Allah, Mohammed, Char, Yaar by Nusrat Fateh Ali Khan and Party that features except of Diamanda Galas’ Judgement Day is a music piece that play into the prison riot as it this vibrant chant piece with traditional instruments that layered vocals from Ali Khan and Galas. Appearing at the end of Leonard Cohen’s The Future is a comedic dialogue that relates to Wayne Gale and his fate which would lead to the album closer in Tha Dogg Pound’s What Would U Do? as it is this song with its upbeat yet bopping beats, swooning synthesizers, and fast-paced raps from Dat Nigga Daz and Kurupt that features contributions from Snoop Dogg and Jewell which is this upbeat gangsta rap song that is really a bonus track on the album since the song doesn’t appear in the film.

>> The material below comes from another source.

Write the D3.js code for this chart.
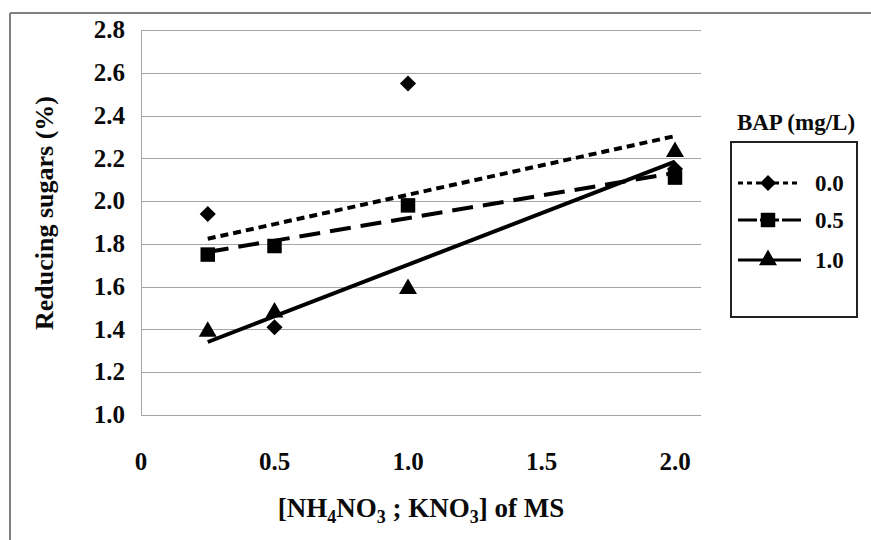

Among the material that isn’t on the soundtrack but appeared in the film are excerpts of Rage Against the Machine’s Bombtrack and Take the Power Back, Marilyn Manson’s Cyclops, Leonard Cohen’s Anthem, the Shangri-Las’ Leader of the Pack, the Specials’ Ghost Town, two cuts by Peter Gabriel in The Rhythm of the Heat and In Doubt, and the Cowboy Junkies’ If You Were the Woman and I Was the Man as they appear in brief moments in the film whether it’s in darkly-humorous pieces or something violent.

The soundtrack to Natural Born Killers is a tremendous film soundtrack thanks in part to the work of Trent Reznor. Not only does it serve as this great audio companion piece to the film but it also play into the idea of what a music soundtrack should be rather than just a compilation of songs from a movie. In the end, the Natural Born Killers soundtrack is a sensational soundtrack album from Trent Reznor and Oliver Stone.